## [Stated task]
From the entries below, copy every line that holds the word "matplotlib".

## [Supplied records]
========================================

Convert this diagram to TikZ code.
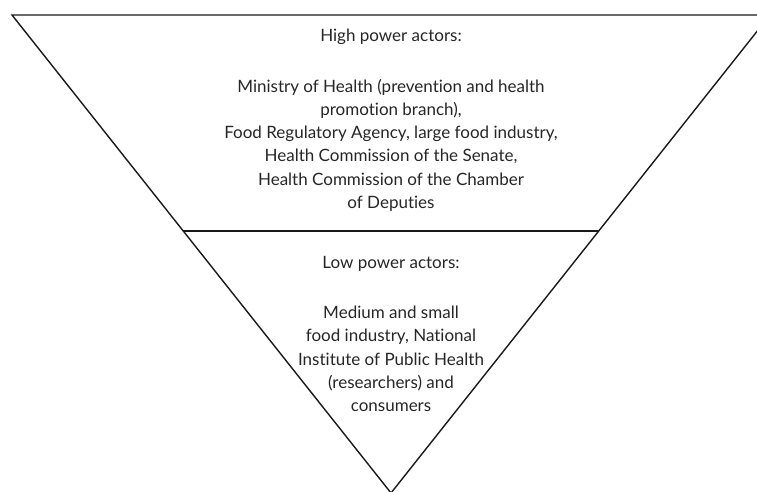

========================================

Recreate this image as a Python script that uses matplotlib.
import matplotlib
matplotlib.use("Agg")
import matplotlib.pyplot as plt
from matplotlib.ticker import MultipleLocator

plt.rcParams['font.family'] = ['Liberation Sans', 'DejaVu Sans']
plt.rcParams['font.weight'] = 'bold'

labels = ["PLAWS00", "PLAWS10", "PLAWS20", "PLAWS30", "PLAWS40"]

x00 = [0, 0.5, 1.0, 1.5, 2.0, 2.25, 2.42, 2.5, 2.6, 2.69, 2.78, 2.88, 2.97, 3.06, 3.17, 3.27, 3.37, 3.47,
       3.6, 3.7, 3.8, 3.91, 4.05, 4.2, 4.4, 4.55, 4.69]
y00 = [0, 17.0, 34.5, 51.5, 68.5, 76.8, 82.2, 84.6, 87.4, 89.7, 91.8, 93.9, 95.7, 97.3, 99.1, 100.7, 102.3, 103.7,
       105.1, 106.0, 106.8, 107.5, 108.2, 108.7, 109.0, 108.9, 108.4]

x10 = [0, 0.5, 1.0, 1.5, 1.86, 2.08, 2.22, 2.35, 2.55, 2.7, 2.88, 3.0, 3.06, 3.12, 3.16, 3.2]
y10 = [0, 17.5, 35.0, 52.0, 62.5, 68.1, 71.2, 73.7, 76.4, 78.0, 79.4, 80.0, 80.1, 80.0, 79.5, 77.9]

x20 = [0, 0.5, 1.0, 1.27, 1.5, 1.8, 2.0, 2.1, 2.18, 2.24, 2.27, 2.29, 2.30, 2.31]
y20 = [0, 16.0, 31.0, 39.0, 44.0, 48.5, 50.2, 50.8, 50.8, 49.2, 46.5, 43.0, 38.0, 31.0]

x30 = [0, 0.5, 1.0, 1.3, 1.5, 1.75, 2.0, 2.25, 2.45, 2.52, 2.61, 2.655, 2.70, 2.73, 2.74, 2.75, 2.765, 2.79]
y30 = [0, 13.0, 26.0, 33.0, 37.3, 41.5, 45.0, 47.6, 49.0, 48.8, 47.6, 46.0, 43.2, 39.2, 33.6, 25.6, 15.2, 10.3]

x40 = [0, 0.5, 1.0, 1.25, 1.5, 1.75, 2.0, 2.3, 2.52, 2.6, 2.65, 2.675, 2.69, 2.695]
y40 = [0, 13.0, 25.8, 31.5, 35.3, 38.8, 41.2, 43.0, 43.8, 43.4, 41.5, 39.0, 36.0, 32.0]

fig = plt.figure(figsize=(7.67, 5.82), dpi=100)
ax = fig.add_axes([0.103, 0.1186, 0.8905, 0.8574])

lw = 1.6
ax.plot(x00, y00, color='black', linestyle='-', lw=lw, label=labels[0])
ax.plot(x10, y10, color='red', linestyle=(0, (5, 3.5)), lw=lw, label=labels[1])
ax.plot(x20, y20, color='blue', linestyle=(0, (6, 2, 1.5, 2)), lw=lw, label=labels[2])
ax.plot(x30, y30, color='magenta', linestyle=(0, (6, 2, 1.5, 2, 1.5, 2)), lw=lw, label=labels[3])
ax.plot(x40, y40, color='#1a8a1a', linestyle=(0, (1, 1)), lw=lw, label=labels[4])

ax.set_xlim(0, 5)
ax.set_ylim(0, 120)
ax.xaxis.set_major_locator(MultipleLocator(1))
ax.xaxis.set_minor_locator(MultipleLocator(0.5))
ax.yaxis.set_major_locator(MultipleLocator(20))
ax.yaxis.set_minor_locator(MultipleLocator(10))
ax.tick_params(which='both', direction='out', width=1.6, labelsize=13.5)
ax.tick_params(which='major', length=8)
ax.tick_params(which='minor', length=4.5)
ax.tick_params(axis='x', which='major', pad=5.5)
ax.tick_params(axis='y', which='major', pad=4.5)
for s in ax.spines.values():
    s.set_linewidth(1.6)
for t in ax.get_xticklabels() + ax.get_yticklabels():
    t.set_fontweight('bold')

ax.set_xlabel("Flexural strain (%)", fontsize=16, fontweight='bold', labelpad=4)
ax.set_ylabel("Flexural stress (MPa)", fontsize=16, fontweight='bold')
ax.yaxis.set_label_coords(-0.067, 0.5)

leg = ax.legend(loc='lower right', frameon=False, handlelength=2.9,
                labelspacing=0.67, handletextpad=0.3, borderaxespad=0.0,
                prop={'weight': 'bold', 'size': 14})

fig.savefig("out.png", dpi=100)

========================================

## [Solution to this exercise]
Recreate this image as a Python script that uses matplotlib.
import matplotlib
matplotlib.use("Agg")
import matplotlib.pyplot as plt
from matplotlib.ticker import MultipleLocator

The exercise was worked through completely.